Step 1: The non-inverting terminal is grounded, hence the inverting node is at virtual ground (\(v_- \approx 0\)). The capacitor is connected between the input source \(v_i\) and the inverting node. Thus the voltage across the capacitor is \(v_i-0=v_i\), which is constant.
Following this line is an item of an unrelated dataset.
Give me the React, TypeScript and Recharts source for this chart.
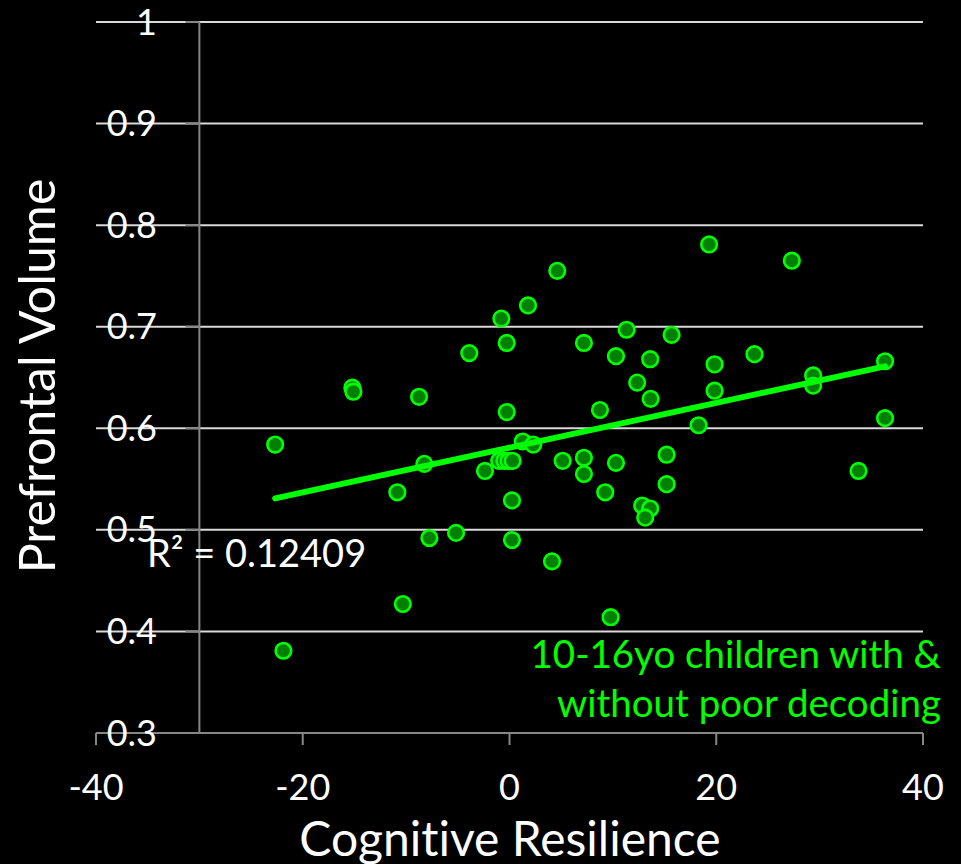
import React from "react";
import { ScatterChart, Scatter, XAxis, YAxis, CartesianGrid, ReferenceLine } from "recharts";

const cognitiveResilience = [
  -22.67, -21.87, -15.2, -15.1, -8.75, -3.89, -8.24, -10.85, -7.75, -5.17, -10.32, -2.37,
  4.62, 1.79, -0.79, -0.27, 7.2, 11.33, 15.68, 10.3, 13.61, 12.35, 13.65, -0.27, 8.75,
  1.28, 2.3, -1.0, -0.5, -0.1, 0.3, 0.24, 0.24, 4.11, 9.78, 5.14, 7.2, 7.2, 10.3, 9.26,
  15.2, 15.2, 12.84, 13.61, 13.13, 19.31, 27.31, 23.7, 19.84, 19.84, 29.37, 29.37, 36.33,
  36.33, 18.29, 33.76,
];
const prefrontalVolume = [
  0.584, 0.381, 0.64, 0.636, 0.631, 0.674, 0.565, 0.537, 0.492, 0.497, 0.427, 0.558,
  0.755, 0.721, 0.708, 0.684, 0.684, 0.697, 0.692, 0.671, 0.668, 0.645, 0.629, 0.616, 0.618,
  0.587, 0.584, 0.568, 0.568, 0.568, 0.568, 0.529, 0.49, 0.469, 0.414, 0.568, 0.571, 0.555,
  0.566, 0.537, 0.574, 0.545, 0.524, 0.521, 0.512, 0.781, 0.765, 0.673, 0.663, 0.637, 0.652,
  0.642, 0.666, 0.61, 0.603, 0.558,
];
const trendX = [-22.67, 36.33];
const trendY = [0.531, 0.661];
const xTicks = [-40, -20, 0, 20, 40];
const yTicks = [0.3, 0.4, 0.5, 0.6, 0.7, 0.8, 0.9, 1];
const yAxisAt = -30;
const yTickLen = 1.35;

const xTitle = "Cognitive Resilience";
const yTitle = "Prefrontal Volume";
const rSquared = "R² = 0.12409";
const noteLines = ["10-16yo children with &", "without poor decoding"];

const points = cognitiveResilience.map((x, i) => ({ x, y: prefrontalVolume[i] }));
const trend = trendX.map((x, i) => ({ x, y: trendY[i] }));

const FONT = "Lato, 'Open Sans', sans-serif";
const GREEN = "#00ff00";
const AXIS_GRAY = "#868686";

const Dot = (props: any) => (
  <circle cx={props.cx} cy={props.cy} r={7.8} fill="#008000" stroke={GREEN} strokeWidth={2.6} />
);
const NoShape = () => <g />;

const YTick = (props: any) => (
  <text x={157} y={props.y} dy="0.35em" textAnchor="end" fill="#ffffff" fontSize={36} fontFamily={FONT}>
    {String(props.payload.value)}
  </text>
);

export default function App() {
  return (
    <div
      style={{
        position: "absolute",
        left: 0,
        top: 0,
        width: 961,
        height: 864,
        background: "#000",
        overflow: "hidden",
        fontVariantLigatures: "none",
        fontFeatureSettings: '"liga" 0, "clig" 0',
      }}
    >
      <ScatterChart width={961} height={864} margin={{ top: 22, right: 38, bottom: 0, left: 0 }}>
        <CartesianGrid horizontal vertical={false} stroke="#d9d9d9" strokeWidth={2} />
        <XAxis
          type="number"
          dataKey="x"
          domain={[-40, 40]}
          ticks={xTicks}
          allowDataOverflow
          height={131}
          axisLine={{ stroke: AXIS_GRAY, strokeWidth: 2 }}
          tickLine={{ stroke: AXIS_GRAY, strokeWidth: 2 }}
          tickSize={12}
          tickMargin={29}
          tick={{ fill: "#ffffff", fontSize: 36, fontFamily: FONT }}
        />
        <YAxis
          type="number"
          dataKey="y"
          domain={[0.3, 1]}
          ticks={yTicks}
          allowDataOverflow
          width={96}
          axisLine={false}
          tickLine={false}
          tick={<YTick />}
        />
        <ReferenceLine x={yAxisAt} stroke={AXIS_GRAY} strokeWidth={2} />
        {yTicks.map((t) => (
          <ReferenceLine
            key={t}
            segment={[{ x: yAxisAt - yTickLen, y: t }, { x: yAxisAt, y: t }]}
            stroke={AXIS_GRAY}
            strokeWidth={2}
          />
        ))}
        <Scatter data={points} shape={<Dot />} isAnimationActive={false} />
        <Scatter
          data={trend}
          shape={<NoShape />}
          line={{ stroke: GREEN, strokeWidth: 6, strokeLinecap: "round" }}
          isAnimationActive={false}
        />
      </ScatterChart>
      <svg width={961} height={864} style={{ position: "absolute", left: 0, top: 0, pointerEvents: "none" }}>
        <text x={510} y={856} textAnchor="middle" fill="#ffffff" fontSize={48} fontFamily={FONT}>
          {xTitle}
        </text>
        <text transform="translate(55,376) rotate(-90)" textAnchor="middle" fill="#ffffff" fontSize={50} fontFamily={FONT}>
          {yTitle}
        </text>
        <text x={147} y={567} fill="#ffffff" fontSize={38} fontFamily={FONT}>
          {rSquared}
        </text>
        {noteLines.map((l, i) => (
          <text key={l} x={941} y={668 + i * 49} textAnchor="end" fill={GREEN} fontSize={38.5} fontFamily={FONT}>
            {l}
          </text>
        ))}
      </svg>
    </div>
  );
}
Step 2: For a time-varying capacitor, the current through it is
\[
i_C = C\,\frac{d(v_i-0)}{dt} + (v_i-0)\,\frac{dC}{dt} = v_i\,\frac{dC}{dt}
\]
since \(v_i\) is constant.
Step 3: KCL at the inverting node gives
\[
i_C + \frac{v_- - v_0}{R} = 0 \Rightarrow v_0 = R\,i_C = R\,v_i\,\frac{dC}{dt}.
\]
Step 4: With \(C=\dfrac{\varepsilon A}{x}\) and \(x=x_0+kt\),
\[
\frac{dC}{dt} = -\frac{\varepsilon A}{x^2}\,\frac{dx}{dt}
= -\frac{\varepsilon A}{x^2}\,k = -\frac{kC}{x}.
\]
Hence
\[
v_0 = R v_i \frac{dC}{dt} = -\,\frac{R v_i C k}{x}.
\]
(The negative sign indicates an inversion due to the inverting configuration; the magnitude matches option (A).)
Therefore, \(v_0 = \dfrac{R v_i C k}{x}\) (up to sign).